Lines of data
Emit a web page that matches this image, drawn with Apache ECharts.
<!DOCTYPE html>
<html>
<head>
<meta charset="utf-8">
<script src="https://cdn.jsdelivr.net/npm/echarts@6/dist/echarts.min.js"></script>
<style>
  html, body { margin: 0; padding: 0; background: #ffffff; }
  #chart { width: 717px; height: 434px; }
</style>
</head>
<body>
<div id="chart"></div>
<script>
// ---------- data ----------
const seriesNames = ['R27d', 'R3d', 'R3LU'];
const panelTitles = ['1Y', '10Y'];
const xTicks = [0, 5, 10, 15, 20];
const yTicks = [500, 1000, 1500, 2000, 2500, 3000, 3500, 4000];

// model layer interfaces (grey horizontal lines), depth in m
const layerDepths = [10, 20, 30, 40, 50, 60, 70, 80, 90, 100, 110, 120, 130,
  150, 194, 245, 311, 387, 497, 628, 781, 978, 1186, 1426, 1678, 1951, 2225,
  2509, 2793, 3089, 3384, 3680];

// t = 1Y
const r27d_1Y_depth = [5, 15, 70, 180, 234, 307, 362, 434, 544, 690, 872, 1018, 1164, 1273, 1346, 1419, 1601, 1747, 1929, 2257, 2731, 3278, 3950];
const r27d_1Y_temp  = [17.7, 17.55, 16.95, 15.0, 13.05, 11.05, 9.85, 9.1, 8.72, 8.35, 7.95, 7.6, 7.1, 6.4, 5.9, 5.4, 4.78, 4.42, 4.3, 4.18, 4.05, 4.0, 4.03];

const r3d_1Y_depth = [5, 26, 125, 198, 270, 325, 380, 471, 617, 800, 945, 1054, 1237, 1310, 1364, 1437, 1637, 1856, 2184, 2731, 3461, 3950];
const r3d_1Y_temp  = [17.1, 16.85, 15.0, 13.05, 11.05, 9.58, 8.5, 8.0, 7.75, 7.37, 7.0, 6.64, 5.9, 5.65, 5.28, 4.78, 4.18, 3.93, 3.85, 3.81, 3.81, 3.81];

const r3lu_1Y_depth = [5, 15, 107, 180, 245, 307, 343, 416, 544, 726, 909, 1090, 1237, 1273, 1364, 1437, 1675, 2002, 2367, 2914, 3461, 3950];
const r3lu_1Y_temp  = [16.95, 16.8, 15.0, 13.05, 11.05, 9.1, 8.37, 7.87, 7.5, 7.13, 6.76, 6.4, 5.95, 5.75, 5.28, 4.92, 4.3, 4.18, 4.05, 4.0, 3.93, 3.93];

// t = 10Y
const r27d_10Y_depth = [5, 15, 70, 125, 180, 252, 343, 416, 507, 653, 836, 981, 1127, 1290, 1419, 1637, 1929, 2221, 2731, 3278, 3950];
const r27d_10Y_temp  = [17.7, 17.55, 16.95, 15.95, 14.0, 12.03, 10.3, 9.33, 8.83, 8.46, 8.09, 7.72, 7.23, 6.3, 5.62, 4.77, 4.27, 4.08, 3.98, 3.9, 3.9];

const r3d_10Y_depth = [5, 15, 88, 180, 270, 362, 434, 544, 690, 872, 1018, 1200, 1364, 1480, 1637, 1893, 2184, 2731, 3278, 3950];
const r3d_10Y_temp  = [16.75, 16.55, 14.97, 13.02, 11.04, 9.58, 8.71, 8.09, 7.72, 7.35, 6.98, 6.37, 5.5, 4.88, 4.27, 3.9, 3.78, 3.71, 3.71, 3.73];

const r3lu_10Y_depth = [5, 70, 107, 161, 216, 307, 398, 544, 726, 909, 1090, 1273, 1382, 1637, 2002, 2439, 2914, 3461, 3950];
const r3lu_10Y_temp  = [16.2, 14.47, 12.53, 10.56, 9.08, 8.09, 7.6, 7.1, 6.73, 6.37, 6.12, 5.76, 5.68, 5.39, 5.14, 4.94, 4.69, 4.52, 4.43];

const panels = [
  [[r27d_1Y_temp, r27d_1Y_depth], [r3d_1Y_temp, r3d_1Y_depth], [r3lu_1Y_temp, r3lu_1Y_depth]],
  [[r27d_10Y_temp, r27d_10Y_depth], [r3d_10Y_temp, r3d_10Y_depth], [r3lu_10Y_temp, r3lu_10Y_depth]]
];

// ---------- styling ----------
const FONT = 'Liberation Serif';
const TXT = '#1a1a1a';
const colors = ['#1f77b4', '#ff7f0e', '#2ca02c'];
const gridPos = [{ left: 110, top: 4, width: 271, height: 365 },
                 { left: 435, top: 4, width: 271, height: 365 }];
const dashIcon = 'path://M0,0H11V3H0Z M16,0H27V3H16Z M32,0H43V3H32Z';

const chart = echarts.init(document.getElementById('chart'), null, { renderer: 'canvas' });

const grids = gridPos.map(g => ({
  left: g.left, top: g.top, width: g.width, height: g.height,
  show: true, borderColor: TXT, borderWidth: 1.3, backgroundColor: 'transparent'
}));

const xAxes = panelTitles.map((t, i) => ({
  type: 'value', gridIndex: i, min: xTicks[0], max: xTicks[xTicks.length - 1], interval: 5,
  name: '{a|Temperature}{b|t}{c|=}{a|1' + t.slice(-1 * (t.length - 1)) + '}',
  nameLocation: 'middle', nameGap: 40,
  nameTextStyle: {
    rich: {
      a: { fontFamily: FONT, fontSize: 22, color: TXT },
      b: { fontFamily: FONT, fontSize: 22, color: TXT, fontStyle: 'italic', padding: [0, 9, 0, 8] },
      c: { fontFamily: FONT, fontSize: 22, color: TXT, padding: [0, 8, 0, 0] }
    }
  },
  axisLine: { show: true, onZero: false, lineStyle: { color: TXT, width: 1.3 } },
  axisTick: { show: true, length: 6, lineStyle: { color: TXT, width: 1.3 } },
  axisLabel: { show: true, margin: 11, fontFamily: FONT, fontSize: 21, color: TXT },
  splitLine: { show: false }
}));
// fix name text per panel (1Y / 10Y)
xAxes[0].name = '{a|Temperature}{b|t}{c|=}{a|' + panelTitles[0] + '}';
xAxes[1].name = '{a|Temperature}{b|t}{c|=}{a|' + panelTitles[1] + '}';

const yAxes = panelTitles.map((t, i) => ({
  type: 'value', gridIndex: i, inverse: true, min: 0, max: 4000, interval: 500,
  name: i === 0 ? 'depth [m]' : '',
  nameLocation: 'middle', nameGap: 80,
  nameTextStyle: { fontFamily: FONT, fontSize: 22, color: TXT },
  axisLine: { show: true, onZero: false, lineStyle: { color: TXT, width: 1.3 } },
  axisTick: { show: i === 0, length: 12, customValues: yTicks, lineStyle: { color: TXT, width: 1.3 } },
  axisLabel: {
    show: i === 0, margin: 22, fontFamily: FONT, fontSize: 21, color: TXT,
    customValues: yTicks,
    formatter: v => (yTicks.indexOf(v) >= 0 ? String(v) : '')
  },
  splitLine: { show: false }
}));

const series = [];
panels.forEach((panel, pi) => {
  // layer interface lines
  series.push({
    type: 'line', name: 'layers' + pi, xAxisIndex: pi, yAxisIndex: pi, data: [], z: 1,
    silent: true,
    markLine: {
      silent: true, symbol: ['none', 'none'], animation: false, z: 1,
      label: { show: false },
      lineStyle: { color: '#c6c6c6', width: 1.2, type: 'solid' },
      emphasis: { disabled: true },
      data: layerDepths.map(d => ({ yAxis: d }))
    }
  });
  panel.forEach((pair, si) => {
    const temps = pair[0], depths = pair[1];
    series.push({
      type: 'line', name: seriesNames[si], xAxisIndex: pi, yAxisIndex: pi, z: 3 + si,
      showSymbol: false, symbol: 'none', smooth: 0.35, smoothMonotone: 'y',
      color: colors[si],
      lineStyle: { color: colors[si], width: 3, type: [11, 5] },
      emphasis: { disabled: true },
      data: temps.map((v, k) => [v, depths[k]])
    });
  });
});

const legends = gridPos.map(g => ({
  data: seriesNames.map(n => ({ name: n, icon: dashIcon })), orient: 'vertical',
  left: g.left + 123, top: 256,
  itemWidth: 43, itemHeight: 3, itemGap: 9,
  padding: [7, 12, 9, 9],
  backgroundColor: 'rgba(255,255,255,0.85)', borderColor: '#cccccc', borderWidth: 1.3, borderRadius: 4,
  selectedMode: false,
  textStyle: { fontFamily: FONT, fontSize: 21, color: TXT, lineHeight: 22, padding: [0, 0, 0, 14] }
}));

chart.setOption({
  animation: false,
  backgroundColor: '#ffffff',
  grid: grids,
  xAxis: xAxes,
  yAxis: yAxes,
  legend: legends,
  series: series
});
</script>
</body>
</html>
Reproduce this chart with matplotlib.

#### [PROBLEM]
Which lines in the records above contain the string "with"? Copy each one.

#### [ANSWER TO THE PROBLEM]
Emit a web page that matches this image, drawn with Apache ECharts.
Reproduce this chart with matplotlib.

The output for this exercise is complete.